◆ **THE TASK**: Reproduce the listing word for word, leaving every picture behind.
--- begin ---
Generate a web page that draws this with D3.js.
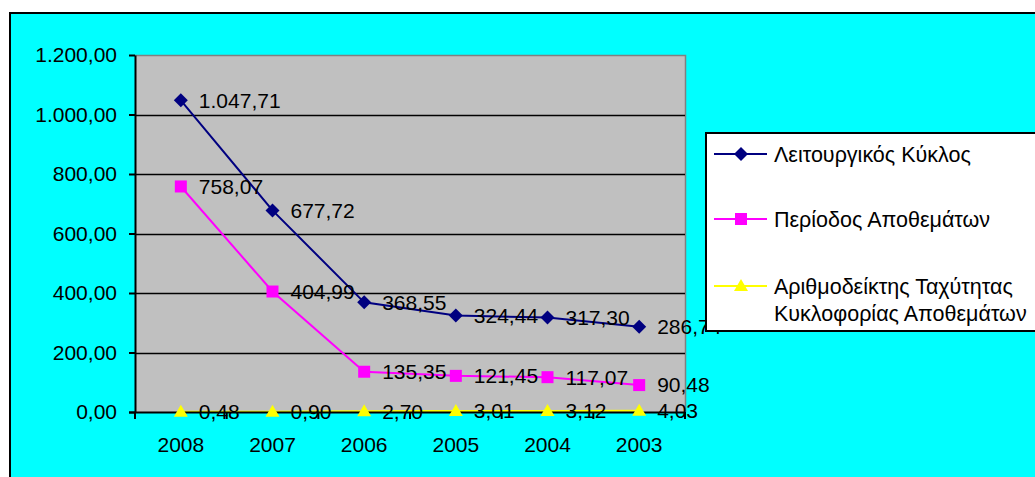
<!DOCTYPE html>
<html>
<head>
<meta charset="utf-8">
<script src="https://cdn.jsdelivr.net/npm/d3@7"></script>
<style>
  html, body { margin: 0; padding: 0; background: #ffffff; }
  svg { display: block; }
  text { font-family: "Liberation Sans", Arial, sans-serif; fill: #000; }
</style>
</head>
<body>
<svg id="chart" width="1035" height="477"></svg>
<script>
// Years shown on the category axis
const years = ["2008", "2007", "2006", "2005", "2004", "2003"];

// Series values (days / ratio)
const operatingCycle = [1047.71, 677.72, 368.55, 324.44, 317.30, 286.74];
const inventoryPeriod = [758.07, 404.99, 135.35, 121.45, 117.07, 90.48];
const inventoryTurnover = [0.48, 0.90, 2.70, 3.01, 3.12, 4.03];

// Value axis ticks
const yTicks = [0, 200, 400, 600, 800, 1000, 1200];

const seriesNames = [
  ["Λειτουργικός Κύκλος"],
  ["Περίοδος Αποθεμάτων"],
  ["Αριθμοδείκτης Ταχύτητας", "Κυκλοφορίας Αποθεμάτων"]
];

const series = [
  { name: seriesNames[0], values: operatingCycle, color: "#000080", marker: "diamond" },
  { name: seriesNames[1], values: inventoryPeriod, color: "#FF00FF", marker: "square" },
  { name: seriesNames[2], values: inventoryTurnover, color: "#FFFF00", marker: "triangle" }
];

const svg = d3.select("#chart");
const plot = { left: 135, right: 685, top: 55, bottom: 412 };
const numFont = 21;
const legendFont = 21.5;

// Greek number formatting: "." thousands, "," decimals
const locale = d3.formatLocale({ decimal: ",", thousands: ".", grouping: [3], currency: ["", "€"] });
const fmt = locale.format(",.2f");

const x = d3.scalePoint().domain(years).range([plot.left, plot.right]).padding(0.5);
const xBand = d3.scaleBand().domain(years).range([plot.left, plot.right]);
const y = d3.scaleLinear().domain([0, 1200]).range([plot.bottom, plot.top]);

// Chart frame
svg.append("rect").attr("x", 10).attr("y", 13).attr("width", 1040).attr("height", 480)
  .attr("fill", "#00FFFF").attr("stroke", "#000").attr("stroke-width", 2);

// Plot area
svg.append("rect").attr("x", plot.left).attr("y", plot.top)
  .attr("width", plot.right - plot.left).attr("height", plot.bottom - plot.top)
  .attr("fill", "#C0C0C0");
svg.append("path")
  .attr("d", `M${plot.left},${plot.top + 0.5}H${plot.right + 0.5}V${plot.bottom}`)
  .attr("fill", "none").attr("stroke", "#808080").attr("stroke-width", 1.5);

// Horizontal gridlines
svg.append("g").selectAll("line").data(yTicks.filter(d => d > 0 && d < 1200)).join("line")
  .attr("x1", plot.left).attr("x2", plot.right)
  .attr("y1", d => Math.round(y(d)) + 0.5).attr("y2", d => Math.round(y(d)) + 0.5)
  .attr("stroke", "#000").attr("stroke-width", 1.5);

// Lines
const line = d3.line().x((d, i) => x(years[i])).y(d => y(d));
series.forEach(s => {
  svg.append("path").datum(s.values).attr("d", line)
    .attr("fill", "none").attr("stroke", s.color).attr("stroke-width", 2);
});

// Value axis
const yAxis = d3.axisLeft(y).tickValues(yTicks).tickSize(6).tickSizeOuter(0).tickPadding(12)
  .tickFormat(fmt);
const gy = svg.append("g").attr("transform", `translate(${plot.left},0)`).call(yAxis);
gy.select(".domain").attr("stroke", "#000").attr("stroke-width", 2);
gy.selectAll(".tick line").attr("stroke", "#000").attr("stroke-width", 2);
gy.selectAll(".tick text").attr("font-size", numFont).attr("font-family", "Liberation Sans, Arial, sans-serif")
  .attr("fill", "#000");

// Category axis
const gx = svg.append("g");
gx.append("line").attr("x1", plot.left - 6).attr("x2", plot.right)
  .attr("y1", plot.bottom + 0.5).attr("y2", plot.bottom + 0.5)
  .attr("stroke", "#000").attr("stroke-width", 2);
const bounds = years.map(d => xBand(d)).concat([plot.right]);
gx.selectAll("line.tk").data(bounds).join("line").attr("class", "tk")
  .attr("x1", d => d).attr("x2", d => d)
  .attr("y1", plot.bottom).attr("y2", plot.bottom + 7)
  .attr("stroke", "#000").attr("stroke-width", 2);
gx.selectAll("text").data(years).join("text")
  .attr("x", d => x(d)).attr("y", 445).attr("dy", "0.35em")
  .attr("text-anchor", "middle").attr("font-size", numFont).text(d => d);

// Marker shapes
function marker(g, type, color, cx, cy) {
  if (type === "diamond") {
    g.append("path").attr("d", `M${cx},${cy - 7}L${cx + 7},${cy}L${cx},${cy + 7}L${cx - 7},${cy}Z`)
      .attr("fill", color);
  } else if (type === "square") {
    g.append("rect").attr("x", cx - 6).attr("y", cy - 6).attr("width", 12).attr("height", 12)
      .attr("fill", color);
  } else {
    g.append("path").attr("d", `M${cx},${cy - 7}L${cx + 7},${cy + 5}L${cx - 7},${cy + 5}Z`)
      .attr("fill", color);
  }
}

// Markers and data labels
series.forEach(s => {
  const g = svg.append("g");
  s.values.forEach((v, i) => marker(g, s.marker, s.color, x(years[i]), y(v)));
});
series.forEach(s => {
  svg.append("g").selectAll("text").data(s.values).join("text")
    .attr("x", (d, i) => x(years[i]) + 18).attr("y", d => y(d)).attr("dy", "0.35em")
    .attr("font-size", numFont).text(d => fmt(d));
});

// Legend
const lg = svg.append("g");
lg.append("rect").attr("x", 706).attr("y", 133).attr("width", 340).attr("height", 198)
  .attr("fill", "#fff").attr("stroke", "#000").attr("stroke-width", 2);
const legendY = [154, 219, 286];
series.forEach((s, i) => {
  const ly = legendY[i];
  lg.append("line").attr("x1", 714).attr("x2", 767).attr("y1", ly).attr("y2", ly)
    .attr("stroke", s.color).attr("stroke-width", 2);
  marker(lg, s.marker, s.color, 741, ly);
  s.name.forEach((t, j) => {
    lg.append("text").attr("x", 774).attr("y", ly + j * 27).attr("dy", "0.35em")
      .attr("font-size", legendFont).text(t);
  });
});
</script>
</body>
</html>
--- end ---
◆ **FINISHED ANSWER**:
Generate a web page that draws this with D3.js.
<!DOCTYPE html>
<html>
<head>
<meta charset="utf-8">
<script src="https://cdn.jsdelivr.net/npm/d3@7"></script>
<style>
  html, body { margin: 0; padding: 0; background: #ffffff; }
  svg { display: block; }
  text { font-family: "Liberation Sans", Arial, sans-serif; fill: #000; }
</style>
</head>
<body>
<svg id="chart" width="1035" height="477"></svg>
<script>
// Years shown on the category axis
const years = ["2008", "2007", "2006", "2005", "2004", "2003"];

// Series values (days / ratio)
const operatingCycle = [1047.71, 677.72, 368.55, 324.44, 317.30, 286.74];
const inventoryPeriod = [758.07, 404.99, 135.35, 121.45, 117.07, 90.48];
const inventoryTurnover = [0.48, 0.90, 2.70, 3.01, 3.12, 4.03];

// Value axis ticks
const yTicks = [0, 200, 400, 600, 800, 1000, 1200];

const seriesNames = [
  ["Λειτουργικός Κύκλος"],
  ["Περίοδος Αποθεμάτων"],
  ["Αριθμοδείκτης Ταχύτητας", "Κυκλοφορίας Αποθεμάτων"]
];

const series = [
  { name: seriesNames[0], values: operatingCycle, color: "#000080", marker: "diamond" },
  { name: seriesNames[1], values: inventoryPeriod, color: "#FF00FF", marker: "square" },
  { name: seriesNames[2], values: inventoryTurnover, color: "#FFFF00", marker: "triangle" }
];

const svg = d3.select("#chart");
const plot = { left: 135, right: 685, top: 55, bottom: 412 };
const numFont = 21;
const legendFont = 21.5;

// Greek number formatting: "." thousands, "," decimals
const locale = d3.formatLocale({ decimal: ",", thousands: ".", grouping: [3], currency: ["", "€"] });
const fmt = locale.format(",.2f");

const x = d3.scalePoint().domain(years).range([plot.left, plot.right]).padding(0.5);
const xBand = d3.scaleBand().domain(years).range([plot.left, plot.right]);
const y = d3.scaleLinear().domain([0, 1200]).range([plot.bottom, plot.top]);

// Chart frame
svg.append("rect").attr("x", 10).attr("y", 13).attr("width", 1040).attr("height", 480)
  .attr("fill", "#00FFFF").attr("stroke", "#000").attr("stroke-width", 2);

// Plot area
svg.append("rect").attr("x", plot.left).attr("y", plot.top)
  .attr("width", plot.right - plot.left).attr("height", plot.bottom - plot.top)
  .attr("fill", "#C0C0C0");
svg.append("path")
  .attr("d", `M${plot.left},${plot.top + 0.5}H${plot.right + 0.5}V${plot.bottom}`)
  .attr("fill", "none").attr("stroke", "#808080").attr("stroke-width", 1.5);

// Horizontal gridlines
svg.append("g").selectAll("line").data(yTicks.filter(d => d > 0 && d < 1200)).join("line")
  .attr("x1", plot.left).attr("x2", plot.right)
  .attr("y1", d => Math.round(y(d)) + 0.5).attr("y2", d => Math.round(y(d)) + 0.5)
  .attr("stroke", "#000").attr("stroke-width", 1.5);

// Lines
const line = d3.line().x((d, i) => x(years[i])).y(d => y(d));
series.forEach(s => {
  svg.append("path").datum(s.values).attr("d", line)
    .attr("fill", "none").attr("stroke", s.color).attr("stroke-width", 2);
});

// Value axis
const yAxis = d3.axisLeft(y).tickValues(yTicks).tickSize(6).tickSizeOuter(0).tickPadding(12)
  .tickFormat(fmt);
const gy = svg.append("g").attr("transform", `translate(${plot.left},0)`).call(yAxis);
gy.select(".domain").attr("stroke", "#000").attr("stroke-width", 2);
gy.selectAll(".tick line").attr("stroke", "#000").attr("stroke-width", 2);
gy.selectAll(".tick text").attr("font-size", numFont).attr("font-family", "Liberation Sans, Arial, sans-serif")
  .attr("fill", "#000");

// Category axis
const gx = svg.append("g");
gx.append("line").attr("x1", plot.left - 6).attr("x2", plot.right)
  .attr("y1", plot.bottom + 0.5).attr("y2", plot.bottom + 0.5)
  .attr("stroke", "#000").attr("stroke-width", 2);
const bounds = years.map(d => xBand(d)).concat([plot.right]);
gx.selectAll("line.tk").data(bounds).join("line").attr("class", "tk")
  .attr("x1", d => d).attr("x2", d => d)
  .attr("y1", plot.bottom).attr("y2", plot.bottom + 7)
  .attr("stroke", "#000").attr("stroke-width", 2);
gx.selectAll("text").data(years).join("text")
  .attr("x", d => x(d)).attr("y", 445).attr("dy", "0.35em")
  .attr("text-anchor", "middle").attr("font-size", numFont).text(d => d);

// Marker shapes
function marker(g, type, color, cx, cy) {
  if (type === "diamond") {
    g.append("path").attr("d", `M${cx},${cy - 7}L${cx + 7},${cy}L${cx},${cy + 7}L${cx - 7},${cy}Z`)
      .attr("fill", color);
  } else if (type === "square") {
    g.append("rect").attr("x", cx - 6).attr("y", cy - 6).attr("width", 12).attr("height", 12)
      .attr("fill", color);
  } else {
    g.append("path").attr("d", `M${cx},${cy - 7}L${cx + 7},${cy + 5}L${cx - 7},${cy + 5}Z`)
      .attr("fill", color);
  }
}

// Markers and data labels
series.forEach(s => {
  const g = svg.append("g");
  s.values.forEach((v, i) => marker(g, s.marker, s.color, x(years[i]), y(v)));
});
series.forEach(s => {
  svg.append("g").selectAll("text").data(s.values).join("text")
    .attr("x", (d, i) => x(years[i]) + 18).attr("y", d => y(d)).attr("dy", "0.35em")
    .attr("font-size", numFont).text(d => fmt(d));
});

// Legend
const lg = svg.append("g");
lg.append("rect").attr("x", 706).attr("y", 133).attr("width", 340).attr("height", 198)
  .attr("fill", "#fff").attr("stroke", "#000").attr("stroke-width", 2);
const legendY = [154, 219, 286];
series.forEach((s, i) => {
  const ly = legendY[i];
  lg.append("line").attr("x1", 714).attr("x2", 767).attr("y1", ly).attr("y2", ly)
    .attr("stroke", s.color).attr("stroke-width", 2);
  marker(lg, s.marker, s.color, 741, ly);
  s.name.forEach((t, j) => {
    lg.append("text").attr("x", 774).attr("y", ly + j * 27).attr("dy", "0.35em")
      .attr("font-size", legendFont).text(t);
  });
});
</script>
</body>
</html>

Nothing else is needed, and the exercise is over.